1. Starting with subconscious fear-based ego/identity. When confronted with a serious issue like the pandemic or politics, people start with an underlying fear and drive to survive. To accommodate this, whatever framework provides the optimal feeling of control over the situation drives the internal paradigm. For people expert in health, they might focus on natural immune system approaches because they are already in control of that knowledge. Conspiracy theories provides a sense of 'special insider knowledge' that gives a feeling of control. Fixating at the vaccination as the single way to survive can result from placing trust in systems and authority, and also science. Please know I'm not attempting the 50/50 fallacy here or justifying a position. My point is whether the conclusion is correct or false, it can be driven by whatever is the existing sense of security for the person, the inner constructs known to optimize survival in past encounters in the world, or those which are at least are perceived as such.
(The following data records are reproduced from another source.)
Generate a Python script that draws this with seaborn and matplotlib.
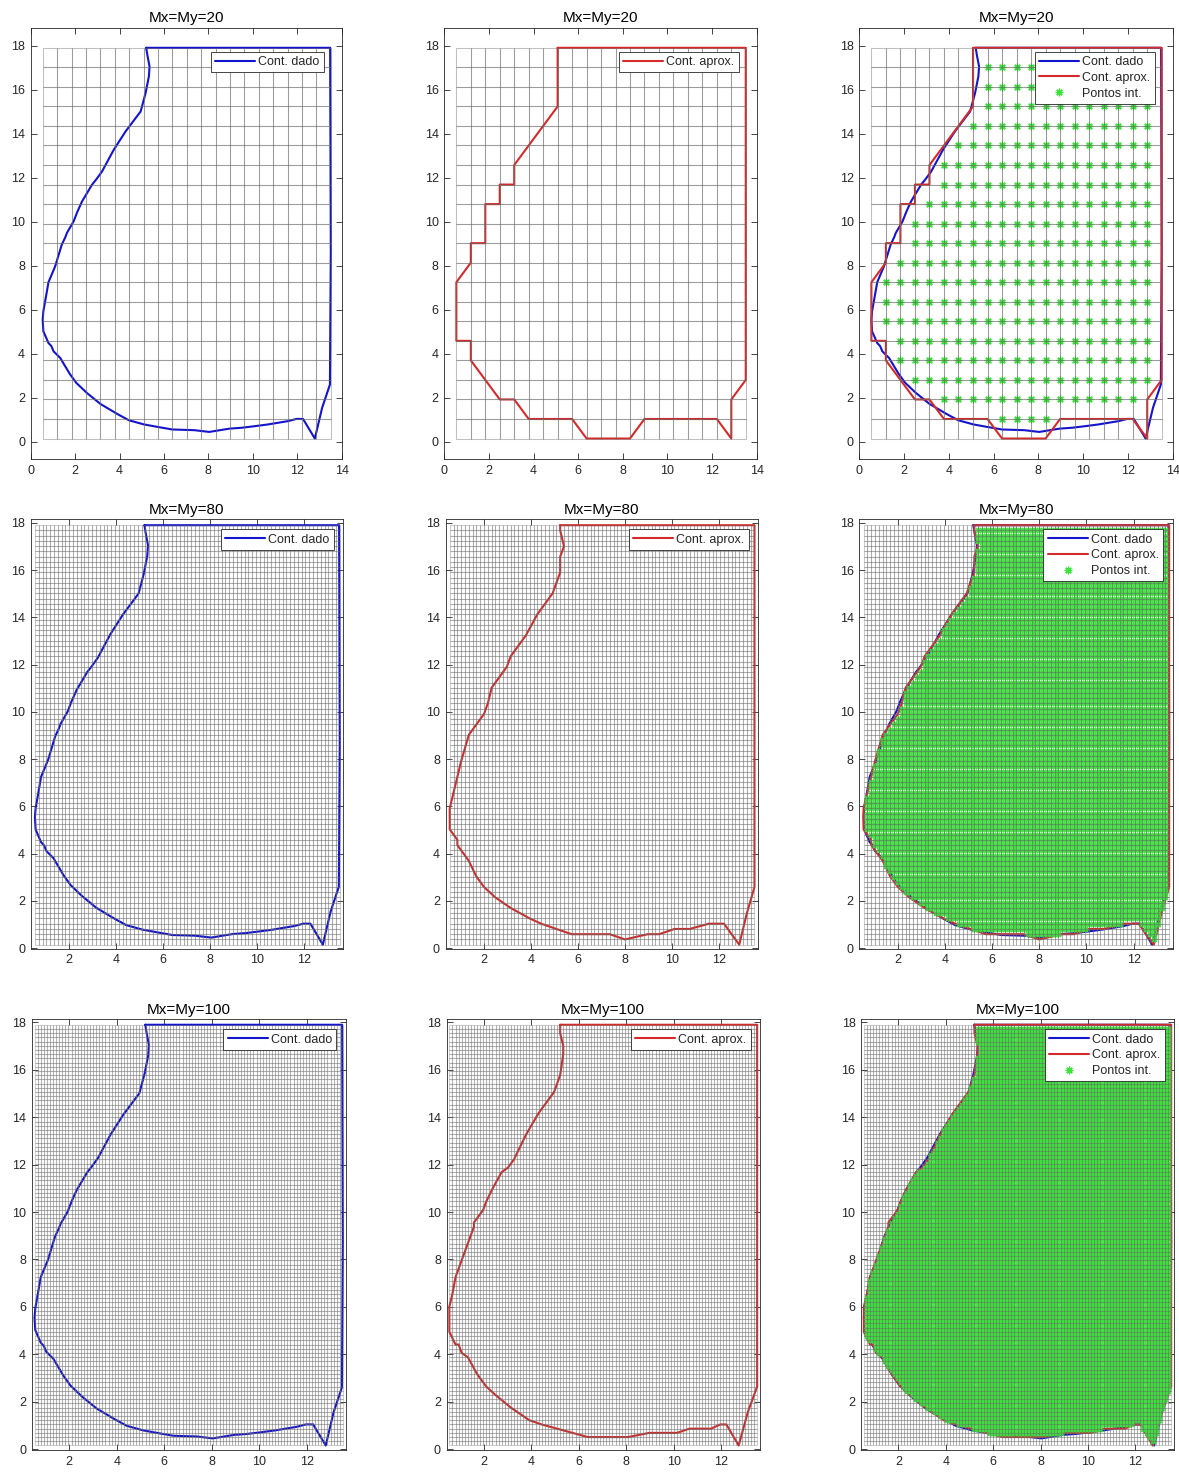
import numpy as np
import matplotlib
matplotlib.use("Agg")
import matplotlib.pyplot as plt
from matplotlib.path import Path
from matplotlib.lines import Line2D
import seaborn as sns

# ---------------- dados ----------------
resolucoes = [20, 80, 100]

# contorno dado, sentido horario a partir do canto sup. esquerdo
cont_x = [5.20, 13.48, 13.51, 13.47, 13.12, 12.79, 12.26, 11.96, 11.58, 10.68,
          10.08, 9.50, 8.95, 8.04, 7.36, 6.38, 5.70, 5.10, 4.42, 3.89,
          3.14, 2.53, 2.05, 1.75, 1.33, 1.03, 0.93, 0.80, 0.57, 0.54,
          0.57, 0.69, 0.80, 1.10, 1.40, 1.56, 1.63, 1.93, 2.10, 2.31,
          2.76, 2.95, 3.21, 3.74, 4.27, 4.95, 5.17, 5.32, 5.35, 5.25,
          5.20]
cont_y = [17.90, 17.90, 8.70, 2.60, 1.55, 0.15, 1.04, 1.04, 0.94, 0.79,
          0.71, 0.64, 0.60, 0.45, 0.53, 0.56, 0.68, 0.79, 0.98, 1.27,
          1.72, 2.22, 2.68, 3.10, 3.81, 4.11, 4.35, 4.49, 5.02, 5.55,
          5.93, 6.61, 7.25, 7.97, 8.96, 9.30, 9.49, 10.01, 10.45, 10.92,
          11.68, 11.92, 12.28, 13.27, 14.10, 15.01, 15.84, 16.60, 17.05, 17.58,
          17.90]

xticks_20 = [0, 2, 4, 6, 8, 10, 12, 14]
xticks_fino = [2, 4, 6, 8, 10, 12]
yticks = [0, 2, 4, 6, 8, 10, 12, 14, 16, 18]

# ---------------- estilo ----------------
sns.set_theme(style="white")
plt.rcParams["font.family"] = ["Liberation Sans", "DejaVu Sans"]
plt.rcParams["axes.linewidth"] = 0.6
plt.rcParams["axes.edgecolor"] = "#262626"

AZUL = "#1414cc"
VERM = "#d42a2a"
VERDE = "#3de23d"
CINZA = (0.42, 0.42, 0.42)
ASTER = (8, 2, 0)

W, H = 1179, 1473
lin_px = [(28, 459), (519.3, 948.7), (1019.3, 1450)]
col_px = [[(30.7, 341.7), (444.3, 756.7), (859.3, 1172.7)],
          [(30.7, 343.3), (445.5, 758.0), (859.3, 1172.7)],
          [(31.7, 345.7), (446.5, 760.0), (861.0, 1174.0)]]
xlims = [(0, 14), (0.36, 13.66), (0.42, 13.63)]
ylims = [(-0.78, 18.8), (-0.02, 18.15), (-0.04, 18.13)]
leg_anchor = [(0.942, 0.945), (0.97, 0.977), (0.97, 0.977)]
ms_pts = [5.5, 5.0, 5.0]
mew_pts = [0.9, 0.8, 0.8]
malha_alpha = [0.42, 0.33, 0.3]


def malha(M):
    xs = np.linspace(min(cont_x), max(cont_x), M + 1)
    ys = np.linspace(min(cont_y), max(cont_y), M + 1)
    return xs, ys


def contorno_aprox(xs, ys):
    # cada ponto do contorno vai para o no mais proximo da malha
    hx, hy = xs[1] - xs[0], ys[1] - ys[0]
    i = np.rint((np.array(cont_x) - xs[0]) / hx).astype(int)
    j = np.rint((np.array(cont_y) - ys[0]) / hy).astype(int)
    keep = np.r_[True, (np.diff(i) != 0) | (np.diff(j) != 0)]
    return xs[i[keep]], ys[j[keep]]


def pontos_interiores(xs, ys, vx, vy):
    XX, YY = np.meshgrid(xs, ys)
    P = np.c_[XX.ravel(), YY.ravel()]
    dentro = Path(np.c_[vx, vy]).contains_points(P)
    # tira os nos que estao sobre o contorno aproximado
    A = np.c_[vx[:-1], vy[:-1]]
    B = np.c_[vx[1:], vy[1:]]
    AB = B - A
    L2 = np.maximum((AB ** 2).sum(1), 1e-12)
    borda = np.zeros(len(P), bool)
    for s in range(len(A)):
        t = np.clip(((P - A[s]) @ AB[s]) / L2[s], 0, 1)
        d = P - (A[s] + t[:, None] * AB[s])
        borda |= (d ** 2).sum(1) < 1e-8
    ok = dentro & ~borda
    return P[ok, 0], P[ok, 1]


def desenha_malha(ax, xs, ys, alpha):
    kw = dict(colors=[CINZA], alpha=alpha, lw=0.75, zorder=5)
    ax.vlines(xs, ys[0], ys[-1], **kw)
    ax.hlines(ys, xs[0], xs[-1], **kw)
    # linhas internas sao desenhadas duas vezes (uma por celula vizinha)
    ax.vlines(xs[1:-1], ys[0], ys[-1], **kw)
    ax.hlines(ys[1:-1], xs[0], xs[-1], **kw)


fig = plt.figure(figsize=(W / 100, H / 100), dpi=100)

for r, M in enumerate(resolucoes):
    xs, ys = malha(M)
    ax_ap, ay_ap = contorno_aprox(xs, ys)
    pix, piy = pontos_interiores(xs, ys, ax_ap, ay_ap)
    top, bot = lin_px[r]
    for c in range(3):
        l, rr = col_px[r][c]
        ax = fig.add_axes([l / W, 1 - bot / H, (rr - l) / W, (bot - top) / H])
        handles = []
        if c in (0, 2):
            sns.lineplot(x=cont_x, y=cont_y, sort=False, estimator=None, color=AZUL,
                         lw=1.5, ax=ax, zorder=2)
            handles.append(Line2D([], [], color=AZUL, lw=1.5, label="Cont. dado"))
        if c in (1, 2):
            sns.lineplot(x=ax_ap, y=ay_ap, sort=False, estimator=None, color=VERM,
                         lw=1.5, ax=ax, zorder=2.5)
            handles.append(Line2D([], [], color=VERM, lw=1.5, label="Cont. aprox."))
        if c == 2:
            ax.plot(pix, piy, ls="none", marker=ASTER, ms=ms_pts[r], mew=mew_pts[r],
                    color=VERDE, zorder=3)
            handles.append(Line2D([], [], ls="none", marker=ASTER, ms=5.5, mew=0.9,
                                  color=VERDE, label="Pontos int."))
        desenha_malha(ax, xs, ys, malha_alpha[r])

        ax.set_xlim(*xlims[r])
        ax.set_ylim(*ylims[r])
        ax.set_xticks(xticks_20 if r == 0 else xticks_fino)
        ax.set_yticks(yticks)
        ax.tick_params(axis="both", which="both", direction="in", length=4, width=0.6,
                       bottom=True, top=True, left=True, right=True, labelsize=9,
                       colors="#262626", pad=4)
        ax.set_xlabel("")
        ax.set_ylabel("")
        ax.set_title(f"Mx=My={M}", fontsize=11, pad=4, color="black")
        leg = ax.legend(handles=handles, loc="upper right", bbox_to_anchor=leg_anchor[r],
                        borderaxespad=0, fontsize=9, handlelength=3.2,
                        handletextpad=0.25, borderpad=0.35, labelspacing=0.3,
                        fancybox=False, framealpha=1, edgecolor="#262626")
        leg.get_frame().set_linewidth(0.6)
        leg.set_zorder(10)

fig.savefig("out.png", dpi=100)
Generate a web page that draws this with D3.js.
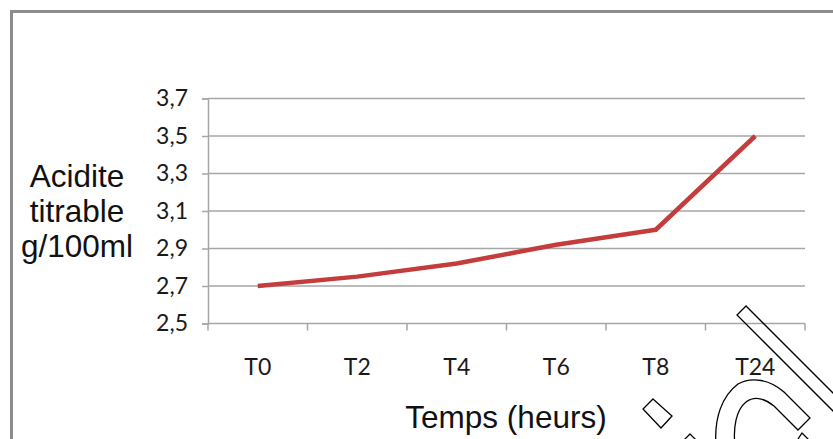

2. Now that the conclusion is established based on existing internal constructs that minimize fear, now applied to the new situation, every engagement with the information is driven by backwards reasoning. Starting with the conclusion that satisfies the alleviation of fear, and validating it through cherry picking and distortions to validate it.

It brings to my mind how little objectivity there is in the world. Culturally this does have some roots in Ayn Rand who has propagated a fusing of ego with "objectivity" when they are possibly mutually exclusive. The human brain is not designed for objectivity, but for shortcuts that enabled survival in contexts very different from modern society. Some of the Buddhist philosophies and the scientific method provide mental disciplines towards objectivity. Interestingly, both require the ability to dismiss "self". This is the opposite of what Ayn Rand proposes. The most objective position does not favor "self" over "other" or the external environment because the experience of perceiving existence through the vantage point of the "self" does not objectively increase value over an equivalent being. I'm understanding that the path to objectivity involves the ability to think outside 'self', to not create constructs for the purpose of soothing fears, to have no identity attached to a concept, but to process information and reality as an observer without the impressions being beholden to personal consequences. Survival instinct is important, but it requires tunnel vision and dismissal of certain aspects of the outside world. It focuses resources into single actions to maximize a single outcome like fight or flight. It is not about objectivity. Ego investment cannot be objective by its very nature.

These are some thoughts over coffee for the purpose of chatting with folks online.